After saddling up a mule and a horse yesterday we rode them across a friend’s pasture and through a gate, which I had to dismount to open and close. As I was getting back on my mule he tore off full bore, and this was before I was even in the saddle. Half in the saddle, I grabbed the reins and pulled hard while trying to remain calm. There was no slowing him down and since the area was full of all kinds of deadfall and stumps and there is a barbed wire fence, I bailed the way I was taught in an area with no logs.
Spent last night having surgery for a badly broken ankle. No weight allowed for one month. I will still be able to float with friends but I won’t be guiding for a while. DOUBLE WHAMMY! Lose your source of income and get a $5000 hospital bill on the same day.
I don’t know what happened to that mule. I’ve never seen anything like it. He’s normally a steady guy and maybe stepped on a hornets nest? Saw something that really scared him? Who knows? It’s going to take me a while to get back on one of those beasts.
Grubb: fortunately he ain’t dead indeed. Sorry to hear about your bad landing Benjo. On the bright side maybe you’ll get to do some fishing for yourself during the guiding season, or at least have more time for bashing your favorite cataloge retailer. I hope you have quick and uneventful recovery.
all leaders tangle; mine are just better at it than most. Jim
Ouch!!
A couple of years ago an friend of mine was on a trip in the Bob Marshall and had a horse freak out on him,busted him up really bad spent quite a while in the hospital busted ribs,punctured lung,broken arm.
Then to top it off he got in a car wreck a week or so after getting released.I think he ended up buying the horse from the outfitter
but I don’t think the horse made it home with him.
Benjo—sorry to hear about The Fall. (Actually, I guess it was the “Stop” that did the damage.) Besides the pain, the monetary damage is a real bummer I 'spect. One thing, you can now probably tie up enough flys to last for a bunch of years of guiding when you get back on your feet.
Maybe the mule was spooked by a snake? I remember when I was a kid in Arkansas the mules would get pretty worked up when a snake was in the area.
JC, I’m now waiting for Paul Harvey (also a resident of the Valley of the Sun) to do an episode about a famous watercolor painter in the Northwest who also is a well known fly fishing expert. “Now you know the rest of the story!!” Thanks JC for that bit of knowledge. btw, did the ankle ever fully mend and knit?

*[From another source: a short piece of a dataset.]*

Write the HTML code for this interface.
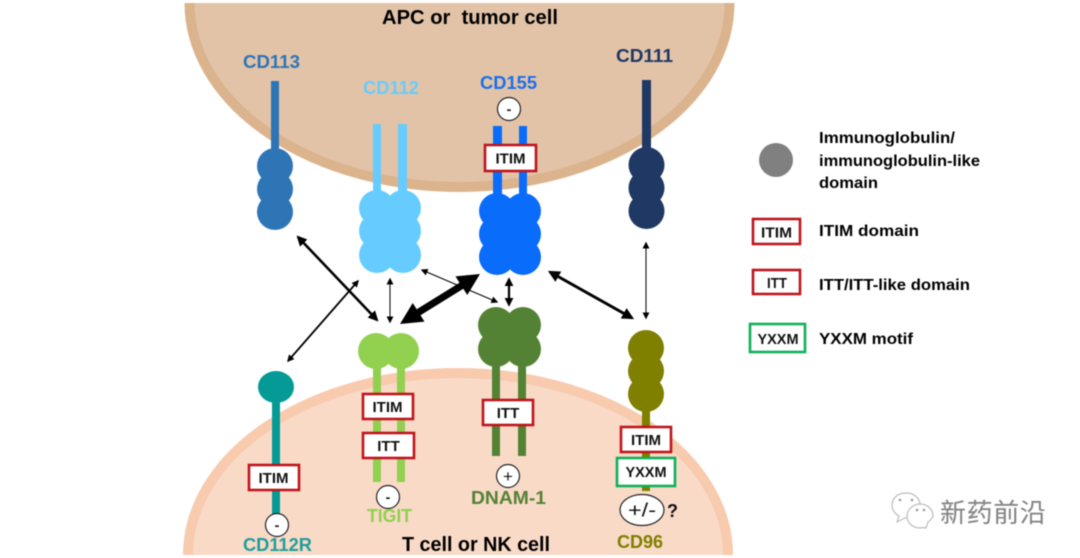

Benjo, Sorry to hear of your injury and money woes. I hope that you heal up soon and things turn the corner for you. I have a friend that got “partially” thrown from a spooked horse. She still had her boots caught in the stirrups when she got wedged in the fork of a tree- horse still going… She ended up with a concussion, cracked pelvis,broken ribs and a shattered elbow that had to be surgically rebuilt. My girlfriend ran her horse into a cable in the dark, did a somersault over the cable; then the horse followed- landing on her. She got off lightly with a concussion and a few minor scars… I often wonder what the appeal is with those critters, let alone mules! Did the stories make you feel “lucky”? Best Wishes, Jim
[This message has been edited by backbeach (edited 19 May 2005).]
The pain from this one, the post surgery pain anyway, is much worse than the pain from either of my knee surgery pains. I do feel lucky, and even though this sucks, I am still remaining positive about things. I also quit chewing to speed my recovery, hopefully I can quit for good. Thanks for your support and encouragement.
Benjo,
That is a bad day. Sorry about the ankle. It’s hard to tell what sets those critters off. May have been a sound, smell or just about anything. Best wishes and hope you are back on the waters soon.
Benjo, you just proved the old adage about the cloud with the silver lining…if you are able to (and I believe you are for sure) to quit the chaw then this freak accident will probably save your life!! Simple as that. Cancer in any form is infinately worse than any pain you may go through while the bones knit.
If you want to look at it monetarily, figure out how much money you’ll save over the next 40 years, naw make that 25 years, by abstaining from 'baccy.
Stay off my friend, you’ll be ever so much better for it.
(Sorry for the preaching but through the Therapy Dog program we’re involved with, I see on a weekly basis the dire results of cancer in the local hospitals. Multiply that by the 1000’s of General Hospitals in the USA and one finds a huge amount of reason to rail agains tobacco in any form.)